To do: Reproduce the listing below from the line with "Rebuild this chart" to the line with "plt.rcParams['font.family'] = ['Liberation", both lines included, character for character, minus any pictures.

Records supplied:
(begin)
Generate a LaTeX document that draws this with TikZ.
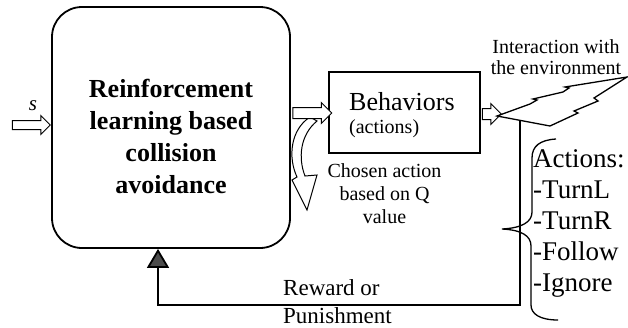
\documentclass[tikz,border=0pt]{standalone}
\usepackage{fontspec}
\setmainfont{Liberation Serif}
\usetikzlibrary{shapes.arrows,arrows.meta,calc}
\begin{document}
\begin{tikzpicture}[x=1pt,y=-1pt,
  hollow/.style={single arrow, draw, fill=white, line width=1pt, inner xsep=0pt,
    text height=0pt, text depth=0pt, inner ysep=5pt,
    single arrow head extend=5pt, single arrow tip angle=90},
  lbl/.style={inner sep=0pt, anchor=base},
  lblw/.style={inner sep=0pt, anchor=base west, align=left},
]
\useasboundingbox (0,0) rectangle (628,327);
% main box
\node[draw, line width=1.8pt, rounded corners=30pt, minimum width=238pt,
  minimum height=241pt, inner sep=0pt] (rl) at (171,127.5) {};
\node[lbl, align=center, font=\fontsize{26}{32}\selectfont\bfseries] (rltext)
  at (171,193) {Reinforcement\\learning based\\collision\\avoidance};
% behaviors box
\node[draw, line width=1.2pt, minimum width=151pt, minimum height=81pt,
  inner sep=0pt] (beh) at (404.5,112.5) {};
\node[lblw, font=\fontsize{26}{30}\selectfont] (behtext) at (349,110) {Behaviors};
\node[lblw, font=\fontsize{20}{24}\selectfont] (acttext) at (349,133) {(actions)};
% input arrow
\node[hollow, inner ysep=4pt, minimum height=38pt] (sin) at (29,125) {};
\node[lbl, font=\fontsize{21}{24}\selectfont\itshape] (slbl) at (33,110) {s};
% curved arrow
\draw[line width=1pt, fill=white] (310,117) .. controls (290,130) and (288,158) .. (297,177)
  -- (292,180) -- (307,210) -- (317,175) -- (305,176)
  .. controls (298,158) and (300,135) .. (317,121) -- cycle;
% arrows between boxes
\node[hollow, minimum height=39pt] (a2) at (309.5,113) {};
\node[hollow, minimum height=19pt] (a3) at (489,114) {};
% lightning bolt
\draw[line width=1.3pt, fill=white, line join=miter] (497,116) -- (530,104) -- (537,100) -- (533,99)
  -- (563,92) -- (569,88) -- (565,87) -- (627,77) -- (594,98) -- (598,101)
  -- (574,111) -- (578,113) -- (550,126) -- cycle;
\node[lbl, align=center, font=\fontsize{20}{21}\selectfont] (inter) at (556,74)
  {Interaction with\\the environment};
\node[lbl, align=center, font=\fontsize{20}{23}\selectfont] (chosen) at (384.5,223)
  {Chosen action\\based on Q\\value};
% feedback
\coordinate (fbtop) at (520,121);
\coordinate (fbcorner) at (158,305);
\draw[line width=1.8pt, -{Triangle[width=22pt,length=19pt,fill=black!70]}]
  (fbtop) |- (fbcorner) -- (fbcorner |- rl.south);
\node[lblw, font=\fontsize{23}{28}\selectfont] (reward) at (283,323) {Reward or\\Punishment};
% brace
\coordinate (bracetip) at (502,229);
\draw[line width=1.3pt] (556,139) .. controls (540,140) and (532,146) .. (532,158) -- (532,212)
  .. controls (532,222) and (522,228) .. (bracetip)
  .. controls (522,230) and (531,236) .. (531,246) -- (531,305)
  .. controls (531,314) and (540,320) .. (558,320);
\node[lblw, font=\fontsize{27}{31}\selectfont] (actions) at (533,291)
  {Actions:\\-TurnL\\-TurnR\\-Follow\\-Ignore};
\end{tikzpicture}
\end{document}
(end)
(begin)
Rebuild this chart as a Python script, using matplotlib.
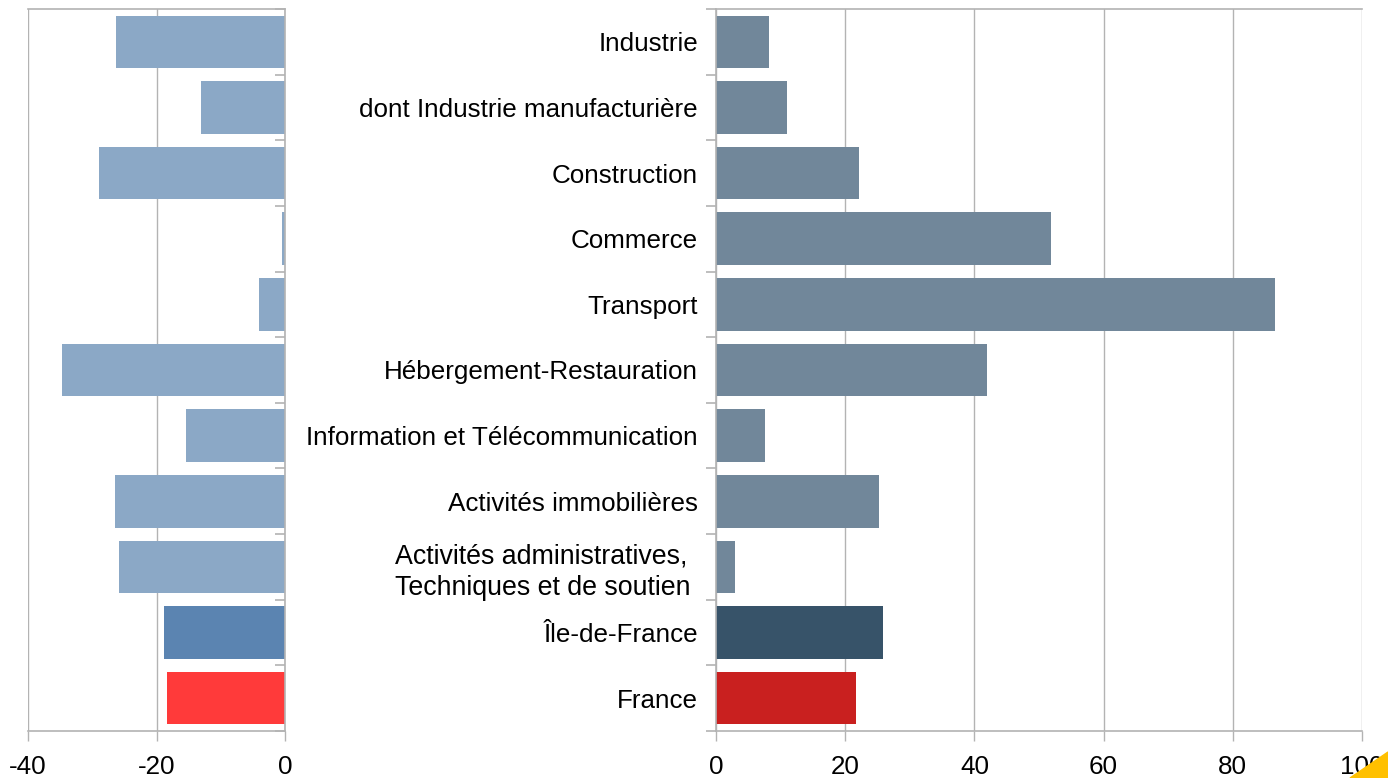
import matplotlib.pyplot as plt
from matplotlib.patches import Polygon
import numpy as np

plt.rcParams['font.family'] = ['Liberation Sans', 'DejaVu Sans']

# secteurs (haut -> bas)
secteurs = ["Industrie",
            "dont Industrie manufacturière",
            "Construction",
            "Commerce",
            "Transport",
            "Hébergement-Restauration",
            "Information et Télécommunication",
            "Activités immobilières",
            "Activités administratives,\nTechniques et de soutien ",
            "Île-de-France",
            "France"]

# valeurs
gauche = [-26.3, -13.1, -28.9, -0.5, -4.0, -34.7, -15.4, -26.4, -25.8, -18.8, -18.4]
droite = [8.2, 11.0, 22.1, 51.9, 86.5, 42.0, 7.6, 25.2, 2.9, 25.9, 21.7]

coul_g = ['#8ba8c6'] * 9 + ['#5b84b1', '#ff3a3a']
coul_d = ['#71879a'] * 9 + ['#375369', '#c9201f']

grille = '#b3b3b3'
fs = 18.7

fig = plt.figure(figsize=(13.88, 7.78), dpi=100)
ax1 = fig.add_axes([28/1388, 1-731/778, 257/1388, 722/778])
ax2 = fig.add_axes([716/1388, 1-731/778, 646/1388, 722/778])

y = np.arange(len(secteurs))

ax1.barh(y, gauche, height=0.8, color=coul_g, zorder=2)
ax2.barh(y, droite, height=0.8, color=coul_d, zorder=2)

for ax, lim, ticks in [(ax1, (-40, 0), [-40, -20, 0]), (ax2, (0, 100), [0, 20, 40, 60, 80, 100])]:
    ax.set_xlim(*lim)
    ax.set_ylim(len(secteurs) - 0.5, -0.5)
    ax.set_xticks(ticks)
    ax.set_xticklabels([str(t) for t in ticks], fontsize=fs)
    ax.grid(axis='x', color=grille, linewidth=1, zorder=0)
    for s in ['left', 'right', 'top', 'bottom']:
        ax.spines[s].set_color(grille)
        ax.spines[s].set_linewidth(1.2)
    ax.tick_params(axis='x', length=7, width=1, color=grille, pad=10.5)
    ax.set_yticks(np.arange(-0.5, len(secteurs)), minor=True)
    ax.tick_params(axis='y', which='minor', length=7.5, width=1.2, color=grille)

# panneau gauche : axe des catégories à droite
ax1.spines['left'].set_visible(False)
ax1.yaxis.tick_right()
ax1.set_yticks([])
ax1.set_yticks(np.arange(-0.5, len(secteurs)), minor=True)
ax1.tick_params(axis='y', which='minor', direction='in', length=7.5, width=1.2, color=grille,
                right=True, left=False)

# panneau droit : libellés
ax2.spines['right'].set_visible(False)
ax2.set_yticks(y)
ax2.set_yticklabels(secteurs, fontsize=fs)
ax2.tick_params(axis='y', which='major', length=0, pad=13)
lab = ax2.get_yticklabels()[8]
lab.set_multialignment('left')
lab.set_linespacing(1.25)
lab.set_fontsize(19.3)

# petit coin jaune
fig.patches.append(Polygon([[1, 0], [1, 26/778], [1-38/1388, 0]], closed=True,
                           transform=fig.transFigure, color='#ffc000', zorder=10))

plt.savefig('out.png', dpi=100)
(end)
(begin)
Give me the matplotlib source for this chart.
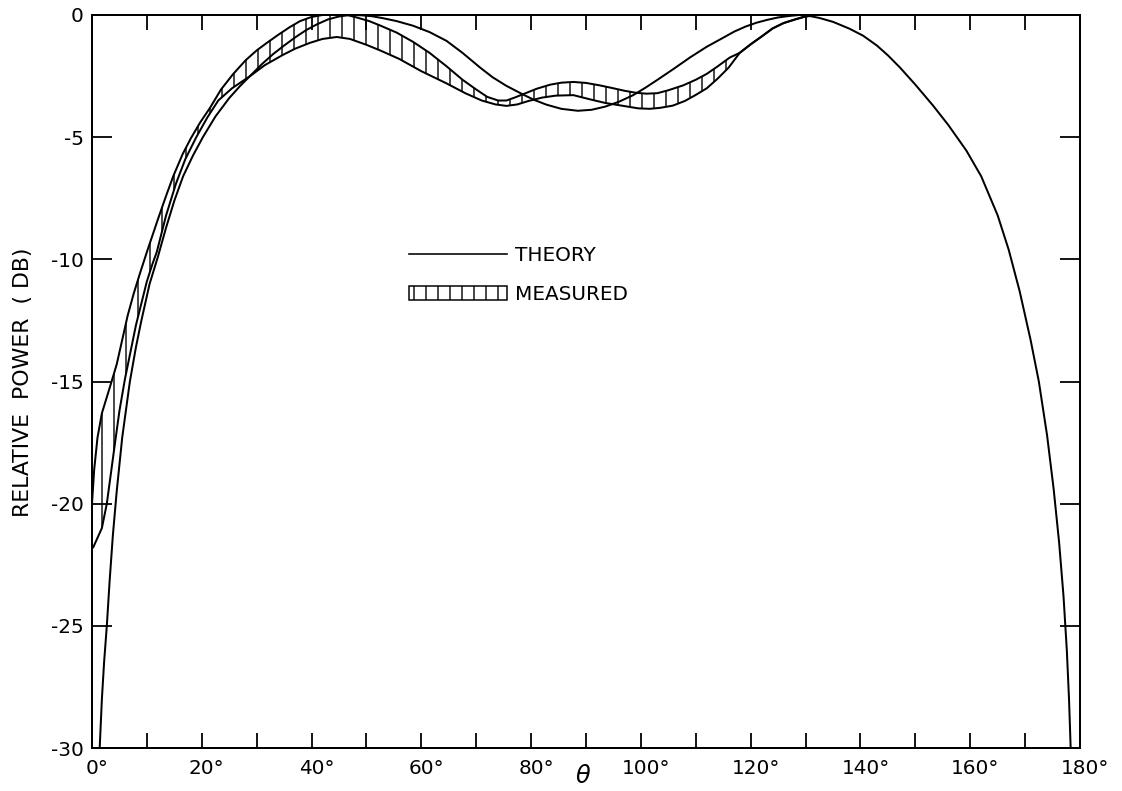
(end)
Solution to this exercise:
Rebuild this chart as a Python script, using matplotlib.
import matplotlib.pyplot as plt
from matplotlib.patches import Polygon
import numpy as np

plt.rcParams['font.family'] = ['Liberation Sans', 'DejaVu Sans']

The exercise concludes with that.